# Problem
Where a line of the material contains the string "with", copy that line.

# Exercise inputs

-----

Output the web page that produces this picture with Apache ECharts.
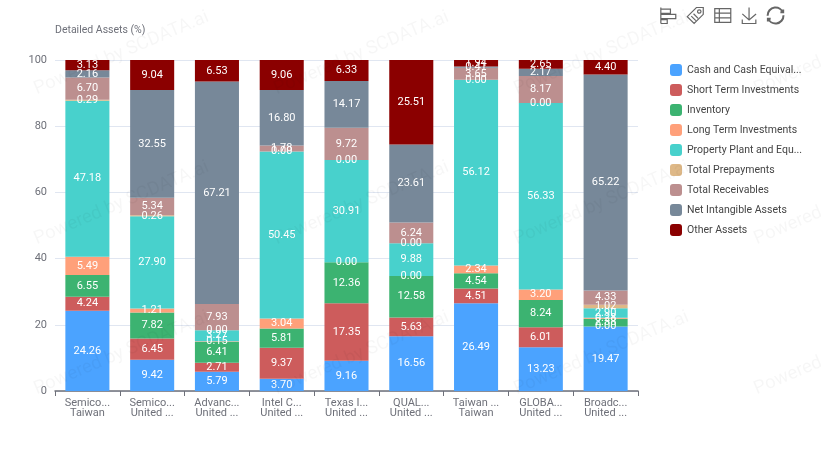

-----

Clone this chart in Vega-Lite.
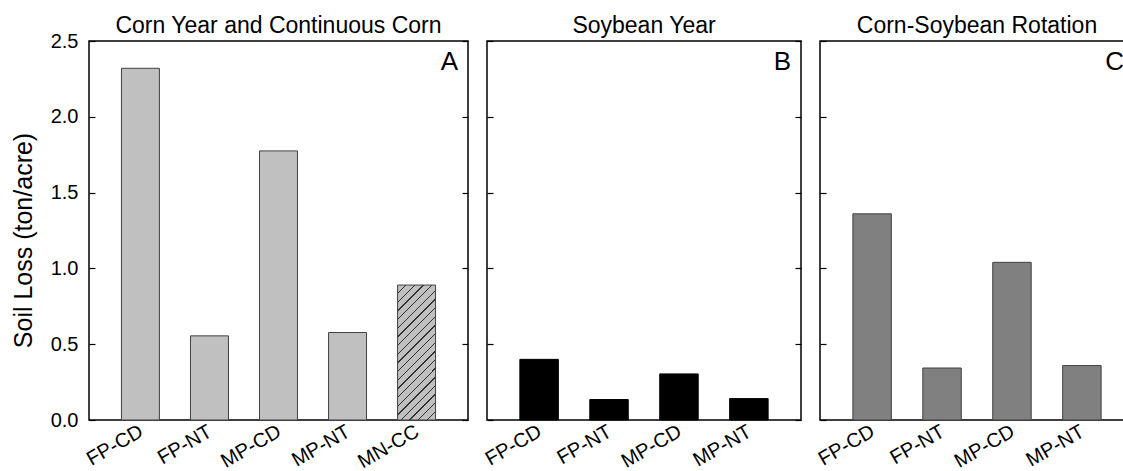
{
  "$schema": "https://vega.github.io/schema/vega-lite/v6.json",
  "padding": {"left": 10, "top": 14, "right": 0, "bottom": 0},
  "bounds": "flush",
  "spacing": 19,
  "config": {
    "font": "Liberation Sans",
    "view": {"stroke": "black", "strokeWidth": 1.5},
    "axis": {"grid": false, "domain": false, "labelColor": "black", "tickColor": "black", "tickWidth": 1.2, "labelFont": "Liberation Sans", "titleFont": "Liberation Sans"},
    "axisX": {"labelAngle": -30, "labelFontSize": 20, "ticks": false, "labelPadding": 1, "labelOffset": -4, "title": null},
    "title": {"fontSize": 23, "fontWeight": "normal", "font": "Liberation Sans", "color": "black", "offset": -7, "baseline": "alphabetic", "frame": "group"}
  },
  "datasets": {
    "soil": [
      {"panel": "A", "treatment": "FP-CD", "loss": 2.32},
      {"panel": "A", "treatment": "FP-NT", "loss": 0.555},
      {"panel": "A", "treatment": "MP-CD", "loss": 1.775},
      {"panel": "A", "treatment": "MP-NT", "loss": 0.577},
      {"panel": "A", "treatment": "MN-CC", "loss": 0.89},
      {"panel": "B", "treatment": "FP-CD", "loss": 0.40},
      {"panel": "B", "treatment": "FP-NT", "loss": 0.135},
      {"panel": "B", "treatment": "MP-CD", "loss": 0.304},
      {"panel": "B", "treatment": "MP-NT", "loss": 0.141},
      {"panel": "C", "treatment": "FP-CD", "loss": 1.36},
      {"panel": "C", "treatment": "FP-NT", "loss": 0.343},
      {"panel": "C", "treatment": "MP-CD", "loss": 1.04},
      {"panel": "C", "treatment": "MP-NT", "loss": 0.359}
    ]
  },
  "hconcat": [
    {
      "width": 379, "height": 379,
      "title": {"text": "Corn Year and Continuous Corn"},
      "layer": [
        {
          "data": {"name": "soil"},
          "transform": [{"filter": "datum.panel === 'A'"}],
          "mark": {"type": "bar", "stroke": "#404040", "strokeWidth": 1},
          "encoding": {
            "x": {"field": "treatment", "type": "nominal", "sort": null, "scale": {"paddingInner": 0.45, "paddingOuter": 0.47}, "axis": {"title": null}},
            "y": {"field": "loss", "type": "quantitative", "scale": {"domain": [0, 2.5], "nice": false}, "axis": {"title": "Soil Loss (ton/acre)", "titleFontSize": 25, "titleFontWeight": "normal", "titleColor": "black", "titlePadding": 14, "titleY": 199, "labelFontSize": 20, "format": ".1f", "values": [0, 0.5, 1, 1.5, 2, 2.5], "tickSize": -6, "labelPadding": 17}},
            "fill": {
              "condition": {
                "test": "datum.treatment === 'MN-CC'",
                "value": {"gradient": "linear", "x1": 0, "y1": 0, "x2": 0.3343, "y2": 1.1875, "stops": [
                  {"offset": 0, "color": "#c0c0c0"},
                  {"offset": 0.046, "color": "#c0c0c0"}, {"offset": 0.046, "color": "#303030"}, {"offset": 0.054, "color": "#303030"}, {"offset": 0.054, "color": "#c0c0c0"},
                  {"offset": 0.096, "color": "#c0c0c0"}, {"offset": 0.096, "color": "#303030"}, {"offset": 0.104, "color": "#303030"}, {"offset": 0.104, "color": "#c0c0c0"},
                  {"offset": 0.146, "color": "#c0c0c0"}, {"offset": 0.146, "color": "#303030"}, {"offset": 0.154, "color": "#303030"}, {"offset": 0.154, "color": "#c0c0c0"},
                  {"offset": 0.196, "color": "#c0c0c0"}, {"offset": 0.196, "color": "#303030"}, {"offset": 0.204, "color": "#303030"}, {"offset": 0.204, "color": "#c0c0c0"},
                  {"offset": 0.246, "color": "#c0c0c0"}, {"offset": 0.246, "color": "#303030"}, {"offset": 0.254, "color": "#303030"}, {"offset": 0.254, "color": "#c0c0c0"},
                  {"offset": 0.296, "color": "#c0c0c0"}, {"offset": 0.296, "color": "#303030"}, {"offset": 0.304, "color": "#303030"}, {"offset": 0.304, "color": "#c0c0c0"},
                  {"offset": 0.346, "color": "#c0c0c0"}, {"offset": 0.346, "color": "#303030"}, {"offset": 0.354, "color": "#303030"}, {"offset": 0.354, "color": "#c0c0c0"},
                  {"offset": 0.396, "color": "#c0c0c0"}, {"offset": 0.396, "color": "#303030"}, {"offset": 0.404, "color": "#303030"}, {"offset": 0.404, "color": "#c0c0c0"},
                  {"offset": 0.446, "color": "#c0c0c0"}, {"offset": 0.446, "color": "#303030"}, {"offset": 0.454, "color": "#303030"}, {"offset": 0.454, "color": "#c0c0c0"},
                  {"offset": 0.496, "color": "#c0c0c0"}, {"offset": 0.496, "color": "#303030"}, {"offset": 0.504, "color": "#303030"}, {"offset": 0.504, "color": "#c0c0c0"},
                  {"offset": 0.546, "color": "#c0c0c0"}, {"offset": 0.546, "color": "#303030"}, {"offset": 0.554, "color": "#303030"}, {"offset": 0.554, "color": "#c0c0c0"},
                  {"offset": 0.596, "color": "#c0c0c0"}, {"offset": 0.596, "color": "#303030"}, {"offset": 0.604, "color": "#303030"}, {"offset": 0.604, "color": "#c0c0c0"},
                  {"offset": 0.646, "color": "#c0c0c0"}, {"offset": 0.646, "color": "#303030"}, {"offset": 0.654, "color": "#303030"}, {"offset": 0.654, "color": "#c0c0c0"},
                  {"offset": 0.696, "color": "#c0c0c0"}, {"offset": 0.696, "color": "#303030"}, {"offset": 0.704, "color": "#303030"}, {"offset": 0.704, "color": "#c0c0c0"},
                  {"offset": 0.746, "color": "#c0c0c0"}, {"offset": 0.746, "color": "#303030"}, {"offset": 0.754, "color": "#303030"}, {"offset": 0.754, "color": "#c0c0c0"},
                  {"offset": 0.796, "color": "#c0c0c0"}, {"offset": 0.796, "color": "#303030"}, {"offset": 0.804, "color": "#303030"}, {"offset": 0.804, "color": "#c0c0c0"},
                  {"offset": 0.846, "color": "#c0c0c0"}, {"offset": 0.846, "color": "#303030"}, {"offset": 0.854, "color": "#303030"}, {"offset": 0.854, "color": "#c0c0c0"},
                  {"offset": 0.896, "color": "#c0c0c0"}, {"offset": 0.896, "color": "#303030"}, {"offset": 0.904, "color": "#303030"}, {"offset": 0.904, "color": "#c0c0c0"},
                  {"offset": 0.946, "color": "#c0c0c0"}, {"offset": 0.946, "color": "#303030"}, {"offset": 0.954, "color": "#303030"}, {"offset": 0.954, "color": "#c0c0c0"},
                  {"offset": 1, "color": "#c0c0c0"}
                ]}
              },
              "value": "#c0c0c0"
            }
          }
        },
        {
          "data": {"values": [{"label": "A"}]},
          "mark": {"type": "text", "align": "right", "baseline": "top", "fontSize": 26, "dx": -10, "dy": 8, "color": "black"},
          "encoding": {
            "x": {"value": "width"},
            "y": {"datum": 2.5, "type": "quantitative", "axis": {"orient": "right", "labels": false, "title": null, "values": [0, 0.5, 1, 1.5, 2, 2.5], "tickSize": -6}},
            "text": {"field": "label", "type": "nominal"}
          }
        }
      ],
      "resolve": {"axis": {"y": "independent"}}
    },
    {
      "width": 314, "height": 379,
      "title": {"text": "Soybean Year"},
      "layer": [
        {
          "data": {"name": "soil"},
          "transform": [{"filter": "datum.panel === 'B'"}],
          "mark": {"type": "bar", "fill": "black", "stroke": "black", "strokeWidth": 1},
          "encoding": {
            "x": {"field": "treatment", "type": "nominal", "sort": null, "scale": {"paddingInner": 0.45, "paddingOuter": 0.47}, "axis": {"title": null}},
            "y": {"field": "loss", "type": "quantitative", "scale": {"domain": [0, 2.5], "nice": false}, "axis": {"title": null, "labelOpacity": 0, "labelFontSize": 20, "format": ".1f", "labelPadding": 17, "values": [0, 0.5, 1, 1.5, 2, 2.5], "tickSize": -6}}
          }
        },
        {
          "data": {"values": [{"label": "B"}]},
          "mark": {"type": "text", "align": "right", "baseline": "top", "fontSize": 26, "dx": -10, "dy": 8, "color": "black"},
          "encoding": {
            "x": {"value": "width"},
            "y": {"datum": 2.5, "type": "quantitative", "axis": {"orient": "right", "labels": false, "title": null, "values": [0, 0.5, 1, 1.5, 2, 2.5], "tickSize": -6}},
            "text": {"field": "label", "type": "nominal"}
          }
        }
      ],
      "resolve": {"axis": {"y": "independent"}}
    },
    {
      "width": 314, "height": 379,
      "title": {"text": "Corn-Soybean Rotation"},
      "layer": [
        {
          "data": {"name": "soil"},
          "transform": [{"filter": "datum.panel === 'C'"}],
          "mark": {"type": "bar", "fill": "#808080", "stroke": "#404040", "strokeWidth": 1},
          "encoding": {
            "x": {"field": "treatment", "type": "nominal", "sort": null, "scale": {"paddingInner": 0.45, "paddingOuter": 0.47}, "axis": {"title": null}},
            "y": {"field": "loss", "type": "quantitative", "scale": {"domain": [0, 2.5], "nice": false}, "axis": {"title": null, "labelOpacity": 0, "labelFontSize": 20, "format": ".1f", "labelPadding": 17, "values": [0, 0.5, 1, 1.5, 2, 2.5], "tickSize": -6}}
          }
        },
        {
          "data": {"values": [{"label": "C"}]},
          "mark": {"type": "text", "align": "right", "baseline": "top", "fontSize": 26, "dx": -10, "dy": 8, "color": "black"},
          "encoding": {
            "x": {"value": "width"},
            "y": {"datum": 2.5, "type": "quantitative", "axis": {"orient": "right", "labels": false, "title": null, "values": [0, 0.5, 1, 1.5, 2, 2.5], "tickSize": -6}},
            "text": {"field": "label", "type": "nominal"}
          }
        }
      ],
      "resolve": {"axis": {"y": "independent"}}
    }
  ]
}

-----

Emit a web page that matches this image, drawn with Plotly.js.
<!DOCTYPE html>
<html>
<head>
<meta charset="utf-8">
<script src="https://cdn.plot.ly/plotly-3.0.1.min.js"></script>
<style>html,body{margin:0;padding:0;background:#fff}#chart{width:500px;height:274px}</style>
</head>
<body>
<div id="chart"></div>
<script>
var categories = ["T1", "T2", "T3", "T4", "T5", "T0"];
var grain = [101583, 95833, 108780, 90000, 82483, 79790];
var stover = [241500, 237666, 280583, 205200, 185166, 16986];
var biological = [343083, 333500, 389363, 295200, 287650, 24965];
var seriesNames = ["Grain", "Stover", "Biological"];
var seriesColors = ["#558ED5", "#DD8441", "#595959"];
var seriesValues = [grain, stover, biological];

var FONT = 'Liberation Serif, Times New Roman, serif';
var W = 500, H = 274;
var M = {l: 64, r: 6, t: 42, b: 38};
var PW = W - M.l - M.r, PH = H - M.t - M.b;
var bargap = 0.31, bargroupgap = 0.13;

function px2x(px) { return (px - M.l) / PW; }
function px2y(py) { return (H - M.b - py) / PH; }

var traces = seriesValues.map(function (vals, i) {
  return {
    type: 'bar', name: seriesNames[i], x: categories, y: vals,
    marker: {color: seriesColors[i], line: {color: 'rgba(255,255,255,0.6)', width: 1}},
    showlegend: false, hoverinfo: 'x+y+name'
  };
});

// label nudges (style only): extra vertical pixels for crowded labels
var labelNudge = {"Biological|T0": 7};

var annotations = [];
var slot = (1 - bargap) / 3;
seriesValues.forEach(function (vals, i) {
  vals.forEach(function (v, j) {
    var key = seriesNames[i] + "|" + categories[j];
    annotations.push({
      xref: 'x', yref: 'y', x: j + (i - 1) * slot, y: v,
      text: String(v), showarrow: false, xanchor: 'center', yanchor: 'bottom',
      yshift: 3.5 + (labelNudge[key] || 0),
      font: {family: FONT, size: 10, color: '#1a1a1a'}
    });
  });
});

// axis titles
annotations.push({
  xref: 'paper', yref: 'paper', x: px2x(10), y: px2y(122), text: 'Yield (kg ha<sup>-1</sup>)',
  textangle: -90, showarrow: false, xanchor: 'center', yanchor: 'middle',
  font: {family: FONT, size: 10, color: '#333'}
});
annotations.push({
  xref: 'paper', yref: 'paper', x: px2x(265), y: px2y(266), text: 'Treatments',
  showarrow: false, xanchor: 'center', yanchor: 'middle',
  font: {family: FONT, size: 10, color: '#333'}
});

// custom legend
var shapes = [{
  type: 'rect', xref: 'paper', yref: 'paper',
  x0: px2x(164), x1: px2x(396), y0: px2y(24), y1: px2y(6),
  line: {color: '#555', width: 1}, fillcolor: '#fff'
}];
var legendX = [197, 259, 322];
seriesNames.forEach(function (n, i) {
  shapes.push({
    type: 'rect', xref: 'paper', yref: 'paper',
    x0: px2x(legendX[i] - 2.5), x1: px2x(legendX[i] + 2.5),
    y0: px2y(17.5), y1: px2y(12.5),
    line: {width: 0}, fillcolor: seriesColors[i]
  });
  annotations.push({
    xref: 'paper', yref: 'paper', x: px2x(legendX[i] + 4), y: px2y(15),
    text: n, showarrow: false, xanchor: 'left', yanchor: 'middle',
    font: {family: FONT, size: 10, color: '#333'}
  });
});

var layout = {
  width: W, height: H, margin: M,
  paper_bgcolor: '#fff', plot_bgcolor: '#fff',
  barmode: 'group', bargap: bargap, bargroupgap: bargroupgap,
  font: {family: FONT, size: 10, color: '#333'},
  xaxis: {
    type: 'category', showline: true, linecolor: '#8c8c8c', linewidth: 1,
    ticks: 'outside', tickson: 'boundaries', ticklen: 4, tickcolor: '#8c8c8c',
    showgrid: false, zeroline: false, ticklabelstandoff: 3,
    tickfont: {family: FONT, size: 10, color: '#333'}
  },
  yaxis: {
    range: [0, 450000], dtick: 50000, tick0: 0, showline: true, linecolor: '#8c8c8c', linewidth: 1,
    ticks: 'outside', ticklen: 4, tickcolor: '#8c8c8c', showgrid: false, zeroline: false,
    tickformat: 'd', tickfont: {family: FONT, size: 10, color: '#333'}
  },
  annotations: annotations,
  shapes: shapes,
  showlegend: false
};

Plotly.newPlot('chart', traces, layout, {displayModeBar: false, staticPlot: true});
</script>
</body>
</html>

-----

# Response to the exercise
Output the web page that produces this picture with Apache ECharts.
Emit a web page that matches this image, drawn with Plotly.js.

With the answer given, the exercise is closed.